Inequality: The Immigration Dimension
By Steve Sailer
Near Monument Valley, site of so many John Wayne westerns, the borders of Arizona, New Mexico, Utah, and Colorado come together at Four Corners. These adjoining states all share similar mountains and deserts. Yet the southern tier of Arizona and New Mexico displays practically Latin American levels of income inequality, while the northern tier of Utah and Colorado are almost Scandinavian in their economic egalitarianism.
The seldom-remarked links between economic equality (Liberals Like) and ethnic homogeneity (Liberals No Like) are made clear by the data displayed in a recent study (http://www.cbpp.org/1-18-00sfp.htm) by two left-of-center think tanks, the Economic Policy Institute and the Center on Budget and Policy Priorities. For all 50 states, they divided the average household income of the top 20% of the population to that of the bottom 20%. Utah is the most equal state in the union, with Colorado fifth. In contrast, Arizona and New Mexico are 48th and 49th.
Distance from Mexico appears to be the determining factor. According to Census Bureau projections for the year 2000, Hispanics make up about 29% of the combined population of the two states adjoining Mexico, versus only 12% of the two northern states. (Total minorities make up about 42% of Arizona and New Mexico's population, versus only 19% of Utah and Colorado's.)

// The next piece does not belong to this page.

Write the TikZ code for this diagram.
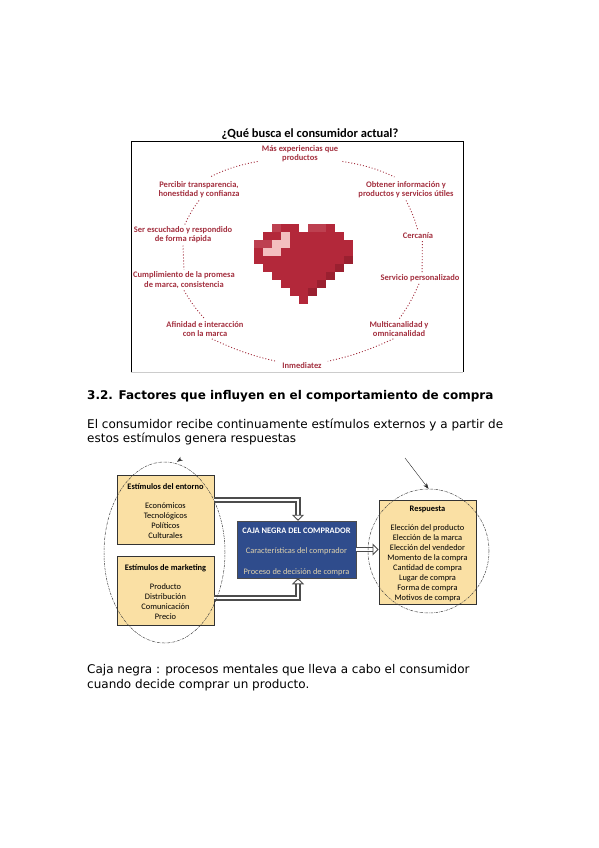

And this pattern will only grow more distinct, since per capita legal immigration from Mexico to the two southerly states was running 165% higher than to their northern neighbors. (No estimate was available on illegal immigration, but Arizona has become notorious for the porousness of its border, as Pat Buchanan recently demonstrated by strolling back and forth across the Arizona-Mexico border unaccosted.)
This pattern of the whitest states being the most equal is seen across the land. The rest of the Egalitarian Top Twelve consists of Indiana, Iowa, North Dakota, Alaska, Maine, Wisconsin, Wyoming, Nebraska, Vermont, and Idaho. In pointed contrast, the most Brazilian states are primarily those with the most Hispanic immigrants. Besides Arizona and New Mexico, the most Latin American-like states include New York (50th most equal), California (46th), and Texas (44th). These immigrant destination states tend to be even more unequal than the Old South states with large numbers of rural blacks.
Apparently, states like New York, Arizona, California, and Texas are exacerbating their inequality both by importing poor foreigners and by impoverishing their underskilled, native-born citizens with more wage competition for the lousiest jobs.
Another way to look at this issue is to not worry about relative inequality, but to just consider the income of the lowest 20%. Personally, it's fine with me if the rich get richer, but it's the poor getting poorer part I'm not crazy about.
In the Four Corners states, the impact of ethnic diversity is obvious. The poorest poor in the country are in New Mexico, where the average income of the bottom fifth is only $8,700. The quite expensive state of Arizona, spiritual home of the $150 golf greens fee, has the eighth poorest poor people in America at $10,800. (But at least they make more than the bottom rung in immensely costly New York). In contrast, the wealthiest bottom fifth is in Colorado where they average $18,500 per year. Probably even more impressive, however, is the $18,200 average in Utah, since its cost of living is quite low.
Now, it's important to note that the Hispanics of New Mexico are by no means all recent immigrants: the conquistadors founded Santa Fe in 1609. Their descendants have been part of the U.S. since 1848. And these Hispanics have exerted more political power and for longer than Hispanics in any other state. For example, one of the two statues representing New Mexico in the Capitol Rotunda is of a Hispanic grandee who served as U.S. Senator from New Mexico for much of the first half of the 20th century.
Nonetheless, the Mexican-Americans of New Mexico have yet to assimilate well. An Albuquerque rocket scientist asks, "Does this tell us anything about how likely Hispanics in general are to catch up academically and economically with people of North European descent? Yes, indeed. It never has to happen at all, and even if it does, it might take more than 150 years."
New Mexico's population has increasingly split into an overclass of Santa Fe's glitterati and Los Alamos' H-bomb designers, whose lawns are mowed and children baby-sat by a Mexican lowerclass, who are sullenly watched by an impoverished and alcoholic Native American underclass. It's not a pretty sight, but it might be the future of the U.S., with native-born African-Americans playing the underclass role in most localities.
This obvious correlation between immigration and inequality is little remarked upon in the press, for various reasons. One big one is that polite society has decreed that since Equality and Diversity are both Good Things, they must therefore be synonyms rather than what they are: antonyms.